June 18, 2006
From Citizenship in motion by Sandro Mezzadra over at the excellent Generation-online resource site:
The tendency toward decomposing citizenship is far from concerning migrants only: the reintroduction of a principle of tutelage (that is, historically and conceptually, a principle opposed to that of citizenship) has persistently characterised neoliberal policies. It inspired the demise of citizenship in matters of penal law and control and through the attempt to turn welfare into workfare; it gradually reduced the provision of services to citizens whilst subordinating it, for those who cannot acquire these services in the 'market', to paternalist logic. More generally, the principle of flexibility has been affirmed as the new key to labour relations and to the very right to work that was one of the main fields for the expansion of citizenship in the last century. This was done through concrete practices that have laid the groundwork for a reintroduction of devices of subordination and personal command in fields that in the past had been at least juridically protected by collective rights and guarantees.

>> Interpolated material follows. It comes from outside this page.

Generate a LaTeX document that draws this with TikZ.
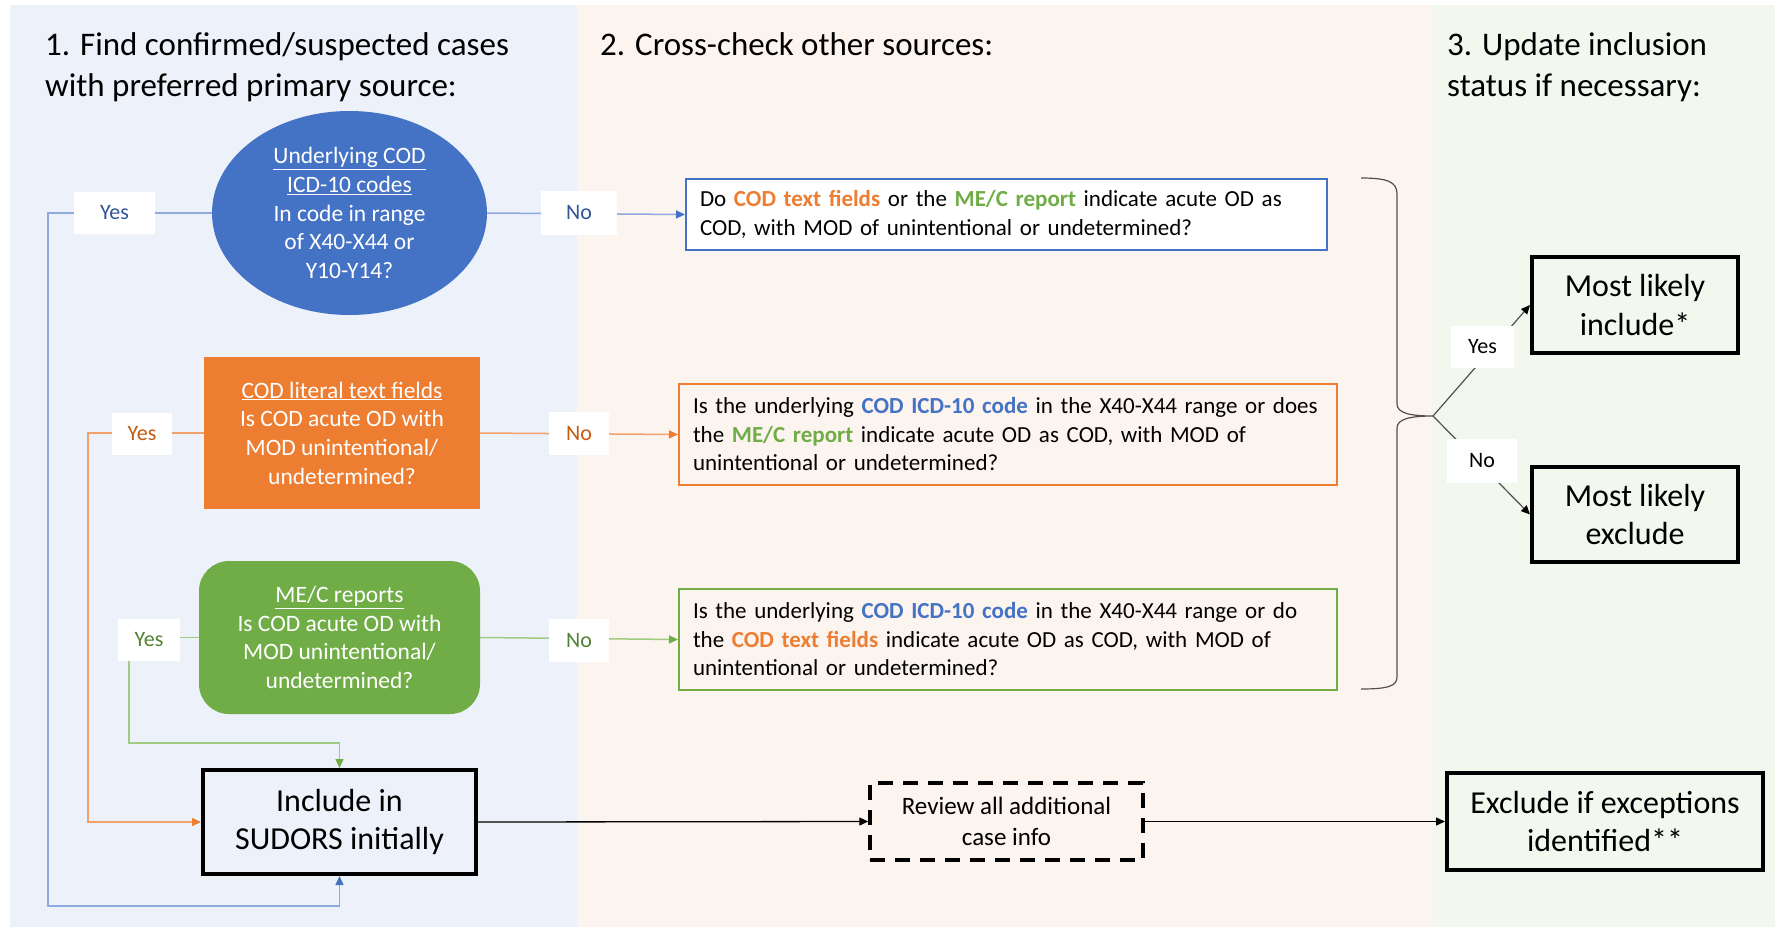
\documentclass[tikz,border=0pt]{standalone}
\usepackage{fontspec}
\setmainfont{Carlito}
\usetikzlibrary{arrows.meta,shapes.geometric}
\definecolor{bpanel}{RGB}{237,241,249}
\definecolor{opanel}{RGB}{252,244,239}
\definecolor{gpanel}{RGB}{243,248,239}
\definecolor{cblue}{RGB}{68,114,196}
\definecolor{corange}{RGB}{237,125,49}
\definecolor{cgreen}{RGB}{112,173,71}
\definecolor{lblue}{RGB}{47,85,151}
\definecolor{lorange}{RGB}{197,90,17}
\definecolor{lgreen}{RGB}{84,130,53}
\definecolor{blinec}{RGB}{143,170,220}
\definecolor{olinec}{RGB}{244,160,106}
\definecolor{glinec}{RGB}{160,204,130}
\definecolor{bracec}{RGB}{80,80,80}
\newcommand{\hdfont}{\fontsize{33}{41}\selectfont}
\newcommand{\shfont}{\fontsize{23.5}{28.7}\selectfont}
\newcommand{\qsfont}{\fontsize{23}{28.5}\selectfont}
\newcommand{\lbfont}{\fontsize{22}{26}\selectfont}
\newcommand{\bgfont}{\fontsize{32}{38.5}\selectfont}
\newcommand{\rvfont}{\fontsize{25}{31}\selectfont}
\newcommand{\ob}[1]{\textcolor{corange}{\textbf{#1}}}
\newcommand{\gb}[1]{\textcolor{cgreen}{\textbf{#1}}}
\newcommand{\bb}[1]{\textcolor{cblue}{\textbf{#1}}}
\begin{document}
\begin{tikzpicture}[x=1pt,y=-1pt,
  hdr/.style={anchor=north west, inner sep=0pt, align=left, font=\hdfont},
  lbl/.style={fill=white, inner sep=0pt, font=\lbfont},
  qbox/.style={draw, line width=2pt, anchor=north west, align=left, inner xsep=14pt, inner ysep=0pt, font=\qsfont, text=black},
  bigbox/.style={draw=black, line width=4pt, align=center, inner sep=0pt, font=\bgfont},
  bline/.style={draw=blinec, line width=1.5pt, -{Triangle[length=9pt,width=8pt,color=cblue]}},
  oline/.style={draw=olinec, line width=1.5pt, -{Triangle[length=9pt,width=8pt,color=corange]}},
  gline/.style={draw=glinec, line width=1.5pt, -{Triangle[length=9pt,width=8pt,color=cgreen]}},
  kline/.style={draw=black, line width=1.3pt, -{Triangle[length=9pt,width=8pt]}}
]
\useasboundingbox (0,0) rectangle (1775,927);
\fill[white] (0,0) rectangle (1775,927);
\fill[bpanel] (10,5) rectangle (577,927);
\fill[opanel] (577,5) rectangle (1431,927);
\fill[gpanel] (1431,5) rectangle (1775,927);

% headers
\node[hdr] (h1) at (45,32) {1. Find confirmed/suspected cases\\with preferred primary source:};
\node[hdr] (h2) at (600,32) {2. Cross-check other sources:};
\node[hdr] (h3) at (1447,32) {3. Update inclusion\\status if necessary:};

% primary sources
\node[ellipse, fill=cblue, minimum width=275pt, minimum height=204pt, inner sep=0pt,
      align=center, text=white, font=\shfont] (ell) at (349.5,213)
  {\underline{Underlying COD}\\\underline{ICD-10 codes}\\In code in range\\of X40-X44 or\\Y10-Y14?};
\node[fill=corange, minimum width=276pt, minimum height=152pt, inner sep=0pt,
      align=center, text=white, font=\shfont] (obox) at (342,433)
  {\underline{COD literal text fields}\\Is COD acute OD with\\MOD unintentional/\\undetermined?};
\node[fill=cgreen, rounded corners=30pt, minimum width=281pt, minimum height=153pt, inner sep=0pt,
      align=center, text=white, font=\shfont] (gbox) at (339.5,637.5)
  {\underline{ME/C reports}\\Is COD acute OD with\\MOD unintentional/\\undetermined?};

\node[bigbox, fill=bpanel, minimum width=273pt, minimum height=104pt] (inc) at (339.5,822)
  {Include in\\SUDORS initially};

% cross-check boxes
\node[qbox, draw=cblue, fill=white!0, minimum width=641pt, minimum height=71pt, text width=613pt] (q1) at (685,178)
  {\mbox{Do \ob{COD text fields} or the \gb{ME/C report} indicate acute OD as}\\
   \mbox{COD, with MOD of unintentional or undetermined?}};
\node[qbox, draw=corange, minimum width=658pt, minimum height=101pt, text width=630pt] (q2) at (678,383)
  {\mbox{Is the underlying \bb{COD ICD-10 code} in the X40-X44 range or does}\\
   \mbox{the \gb{ME/C report} indicate acute OD as COD, with MOD of}\\
   \mbox{unintentional or undetermined?}};
\node[qbox, draw=cgreen, minimum width=658pt, minimum height=101pt, text width=630pt] (q3) at (678,588)
  {\mbox{Is the underlying \bb{COD ICD-10 code} in the X40-X44 range or do}\\
   \mbox{the \ob{COD text fields} indicate acute OD as COD, with MOD of}\\
   \mbox{unintentional or undetermined?}};

\node[draw=black, line width=3.5pt, dash pattern=on 15pt off 10pt, minimum width=273pt, minimum height=77pt,
      inner sep=0pt, align=center, font=\rvfont] (rev) at (1006.5,821.5)
  {Review all additional\\case info};
\node[bigbox, minimum width=316pt, minimum height=97pt] (exc) at (1605,821.5)
  {Exclude if exceptions\\identified**};

% outcomes
\node[bigbox, minimum width=206pt, minimum height=96pt] (mli) at (1635,305)
  {Most likely\\include*};
\node[bigbox, minimum width=206pt, minimum height=95pt] (mle) at (1635,514.5)
  {Most likely\\exclude};

% connector corners
\coordinate (bc1) at (48,213);
\coordinate (bc2) at (48,906);
\coordinate (oc1) at (88,433);
\coordinate (gc1) at (129,637.5);
\coordinate (gc2) at (129,743);

% connectors
\draw[bline] (ell.west) -- (bc1) -- (bc2) -| (inc.south);
\draw[bline] (ell.east) -- (q1.west);
\draw[oline] (obox.west) -- (oc1) |- (inc.west);
\draw[oline] (obox.east) -- (q2.west);
\draw[gline] (gbox.west) -- (gc1) -- (gc2) -| (inc.north);
\draw[gline] (gbox.east) -- (q3.west);
\draw[kline] (inc.east) -- (rev.west);
\draw[kline] (rev.east) -- (exc.west);

% brace
\coordinate (btop) at (1361,178);
\coordinate (bbot) at (1361,689);
\coordinate (btip) at (1433,416);
\draw[bracec, line width=1.2pt] (btop) .. controls (1388,178) and (1397,182) .. (1397,194)
  -- (1397,404) .. controls (1397,413) and (1410,416) .. (btip)
  .. controls (1410,416) and (1397,419) .. (1397,428)
  -- (1397,677) .. controls (1397,686) and (1388,689) .. (bbot);
\draw[bracec, line width=1.2pt, -{Triangle[length=9pt,width=8pt,color=black]}] (btip) -- (mli.west);
\draw[bracec, line width=1.2pt, -{Triangle[length=9pt,width=8pt,color=black]}] (btip) -- (mle.west);

% labels
\node[lbl, text=lblue, minimum width=81pt, minimum height=42pt] (yb) at (114.5,213) {Yes};
\node[lbl, text=lblue, minimum width=76pt, minimum height=44pt] (nb) at (579,213) {No};
\node[lbl, text=lorange, minimum width=60pt, minimum height=42pt] (yo) at (142,434) {Yes};
\node[lbl, text=lorange, minimum width=60pt, minimum height=43pt] (no) at (579,433.5) {No};
\node[lbl, text=lgreen, minimum width=62pt, minimum height=42pt] (yg) at (149,640) {Yes};
\node[lbl, text=lgreen, minimum width=60pt, minimum height=43pt] (ng) at (579,640.5) {No};
\node[lbl, text=black, minimum width=63pt, minimum height=42pt] (yr) at (1482.5,347) {Yes};
\node[lbl, text=black, minimum width=70pt, minimum height=44pt] (nr) at (1482,461) {No};
\end{tikzpicture}
\end{document}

The condition of both migrants and immigrants constitutes a privileged point from which to observe and investigate the trend towards selectively decomposing the figures of citizenship.
We can see this in terms of immigrants in the US with the the largest demonstration in California’s history in which well over half a million people marched through downtown Los Angeles on Saturday, March 25 this year in defense of immigrant rights and to protest the government attacks on immigrants, especially undocumented workers.
The march comprised in its overwhelming majority Hispanic and Latin American young working men and women---auto mechanics, dry-wall installers, assemblers, construction workers, nurses, garage attendants, street cleaners, waiters, bus boys, parking lot attendants, maids, janitors--- was representatives of Southern California's labor force.